We can’t tell by looking at a record when we bought it or what it cost us, so why not just work with one common cost unit for all our stock? It seems to me that this would be a simple, sensible, approach.

MERCHANDISE TRANSACTIONS

In response to questions from the other executives, Spencer informed them that both suppliers’ terms were net 45 days and that the August 2004 order had not yet been paid for. He also remarked that both suppliers had proven to be entirely satisfactory and that there had been no returns of any sort. The prices of classical records had been rising steadily throughout the year, and Disc Importers had just received notice that the manufacturers’ prices had been increased to $4.70 per unit, including freight, as of September 25, 2004. Since July, Disc Importers had been quoting a wholesale price of $5.50 per unit to its retailer customers, but there was increasing pressure from Spencer and others in the company to pass on costs through a price increase of $0.10 per unit in the near future. The company’s direct selling costs consisted of a 4 per cent commission to salesmen, and delivery expenses which typically averaged $0.06 per unit.

SALES RECORDS

Bud Bryson noted that his sales records showed gross sales of 61,230 units during 2004, slightly higher than the company’s initial forecast of 60,000 units. As well, there were firm orders on hand on September 30 for an additional 1,275 units which were in the process of being assembled and packed for shipment.

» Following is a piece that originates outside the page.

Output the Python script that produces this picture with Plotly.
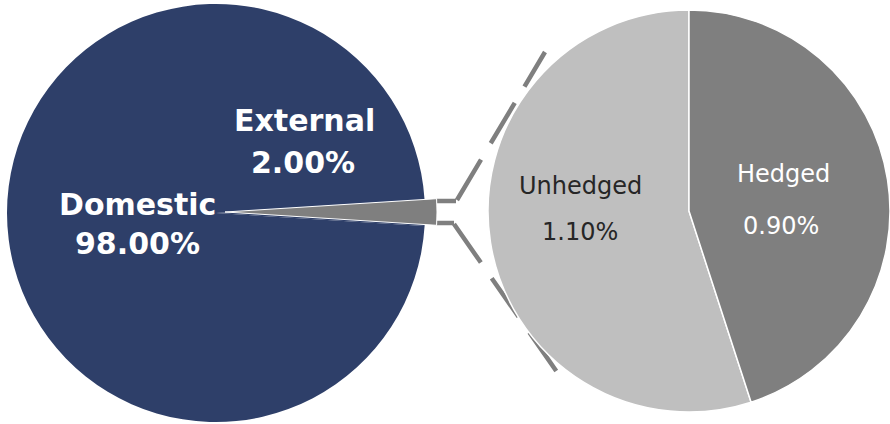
import plotly.graph_objects as go

# ---- data ----
left_labels = ["Domestic", "External"]
left_values = [98.00, 2.00]
right_labels = ["Unhedged", "Hedged"]
right_values = [1.10, 0.90]

W, H = 890, 424
NAVY = "#2E3F69"
LIGHT = "#BFBFBF"
DARK = "#7F7F7F"


def dom(cx, cy, r):
    """pixel centre/radius -> pie domain (paper fractions)"""
    return dict(x=[max(0, (cx - r) / W), min(1, (cx + r) / W)],
                y=[max(0, (H - cy - r) / H), min(1, (H - cy + r) / H)])


def px(x, y):
    return x / W, 1 - y / H


fig = go.Figure()

# main pie
fig.add_trace(go.Pie(
    labels=left_labels, values=left_values, sort=False, direction="clockwise",
    rotation=93.6, marker=dict(colors=[NAVY, NAVY]), textinfo="none",
    domain=dom(216, 213, 209), hoverinfo="label+percent"))

# pulled-out External wedge
fig.add_trace(go.Pie(
    labels=left_labels, values=left_values, sort=False, direction="clockwise",
    rotation=93.6, marker=dict(colors=["rgba(0,0,0,0)", DARK],
                               line=dict(color=["rgba(0,0,0,0)", "white"], width=1)),
    textinfo="none", domain=dom(225, 212, 212), hoverinfo="skip"))

# breakdown pie
fig.add_trace(go.Pie(
    labels=right_labels, values=right_values, sort=False, direction="clockwise",
    rotation=162, marker=dict(colors=[LIGHT, DARK], line=dict(color="white", width=1.5)),
    textinfo="none", domain=dom(689, 211, 201), hoverinfo="label+value"))

# connector lines
shapes = []
for (x0, y0, x1, y1) in [(437, 201, 456, 201), (437, 223, 454, 223)]:
    a, b = px(x0, y0); c, d = px(x1, y1)
    shapes.append(dict(type="line", xref="paper", yref="paper", x0=a, y0=b, x1=c, y1=d,
                       line=dict(color=DARK, width=4.5), layer="below"))
for (x0, y0, x1, y1) in [(457, 200, 545, 52), (454, 224, 557, 372)]:
    a, b = px(x0, y0); c, d = px(x1, y1)
    shapes.append(dict(type="line", xref="paper", yref="paper", x0=a, y0=b, x1=c, y1=d,
                       line=dict(color=DARK, width=4.5, dash="47px,19px"), layer="below"))

# labels
ann = []
def add(text, x, y, size, color, family, bold=False):
    t = f"<b>{text}</b>" if bold else text
    xx, yy = px(x, y)
    ann.append(dict(text=t, x=xx, y=yy, xref="paper", yref="paper", showarrow=False,
                    xanchor="center", yanchor="middle",
                    font=dict(size=size, color=color, family=family)))

BOLD = "DejaVu Sans"
add(left_labels[1], 304, 120.5, 30, "white", BOLD, True)
add(f"{left_values[1]:.2f}%", 303, 162.5, 30, "white", BOLD, True)
add(left_labels[0], 137, 204, 30, "white", BOLD, True)
add(f"{left_values[0]:.2f}%", 137, 243.5, 30, "white", BOLD, True)

REG = "DejaVu Sans"
add(right_labels[0], 580, 186, 24, "#262626", REG)
add(f"{right_values[0]:.2f}%", 580, 232.5, 24, "#262626", REG)
add(right_labels[1], 783, 174, 24, "white", REG)
add(f"{right_values[1]:.2f}%", 781, 226, 24, "white", REG)

fig.update_layout(width=W, height=H, margin=dict(l=0, r=0, t=0, b=0),
                  paper_bgcolor="white", plot_bgcolor="white", showlegend=False,
                  shapes=shapes, annotations=ann)

fig.write_html("out.html", config={"displayModeBar": False},
               post_script="document.body.style.margin='0';")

One order of 500 units had been returned in May by a customer who did not require the records at that time. Disc Importers had accepted the return in order to maintain goodwill, and the customer’s account had been credited in full. Another shipment, containing 250 units, had been returned by a customer because of damage. Disc Importers had scrapped the entire lot and immediately shipped a new batch to the customer.

DECISION

At this point, the subject of inventory valuation was tabled until the next meeting at which time McFee was instructed to come prepared with a detailed quantitative analysis of the various options, including a comparative summary of the income statement and balance sheet impacts of the available options. He was also requested to determine the impact of the lower-of-cost-or-market rule upon the company’s inventories.

Exhibit 1

PURCHASE RECORDS FOR THE 2004 FISCAL YEAR

Date

Lot No. Received

Quantity Received

(Units)

Unit Purchase

Cost

Freight Charges

Quantity Remaining on

September 30, 2004

O/B

10,000

$4.00

$1,000

2,000

#1

November 2003

25,000

4.25

1,250

5,000

#2

February 2004

30,000

4.35

1,500

13,000

#3

May 2004

15,000

4.53

1,050

8,000

#4

August 2004

40,000

4.61

1,600

31,000

120,000

59,000

Questions

1. Determine the value of the ending inventory

2. Determine the corresponding cost of goods sold expense for the disc importers for 2004 fiscal year. under each of the four available methods.

3. Identify which method will best meet the concern of each of the four executives in this case.

4. Apply the lower of cost or market value to verify that the cost based valuations are, in fact, lower than the current market value of the inventory.

5. Show the impact of freight charge, theft or damaged or even shrinkage in the cost of goods sold.